A good guy who was just that, good. Not great, not spectacular, and in the process may have reached his end as a player. A player who was never able to quite continue the career he started with the Dodgers.

Mondesi is in some ways one of the most compelling characters to come out of the Dodgers system in years, and a real biography of him is called for. It will be a job for a writer with a subtle turn of phrase and a keen eye for the ironic, and even comedic. Like teammate Eric Karros, Mondesi personifies the late-era Dodgers: immense promise overshadowed by ultimate failure to perform.

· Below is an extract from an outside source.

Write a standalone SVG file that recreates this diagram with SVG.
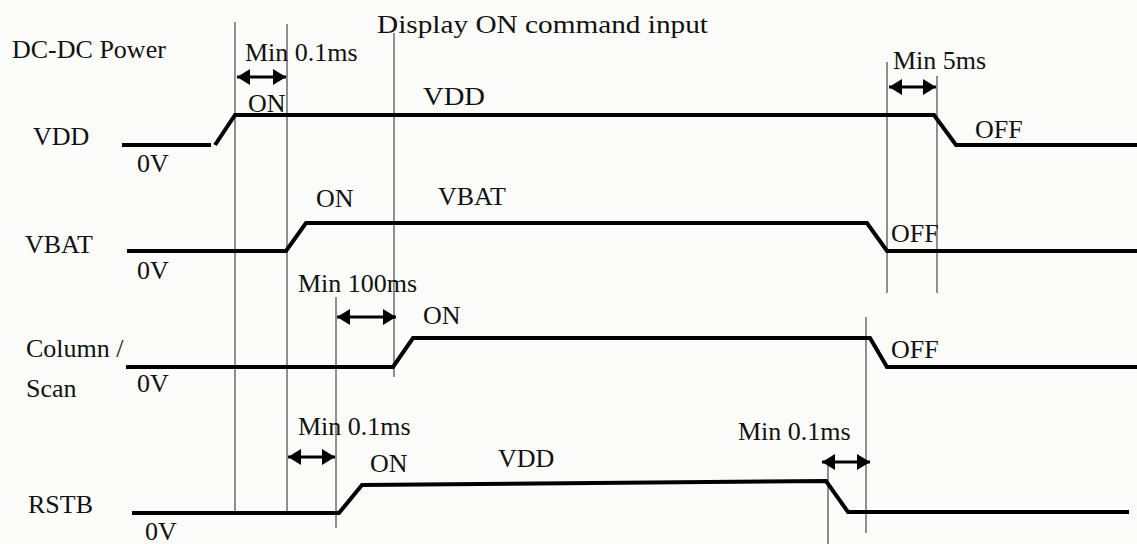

Derek Jeter, God's Gift To Journos With Deadlines

Derek Jeter is the face of the game, quoth Tim Kurkjian, but such softballs don't go unchallenged at BTF; nonetheless, could Jeter's fantasized fantabulousness have anything to do with New York being the hometown of zillions of deadline-writers, and only one team with a (consistently) winning record over the last five years?

Comments:
Right... because the owner is Hispanic. Good enough for the bastion of journalistic integrity that is USA Today! You know, I wish some of this talk about limiting “unnamed sources” would spread to the sports pages.
 
It always makes sense to take a highly successful business in one of the largest areas of concentrated wealth in the country, if not the world, and move it to what is barely more than a third world country.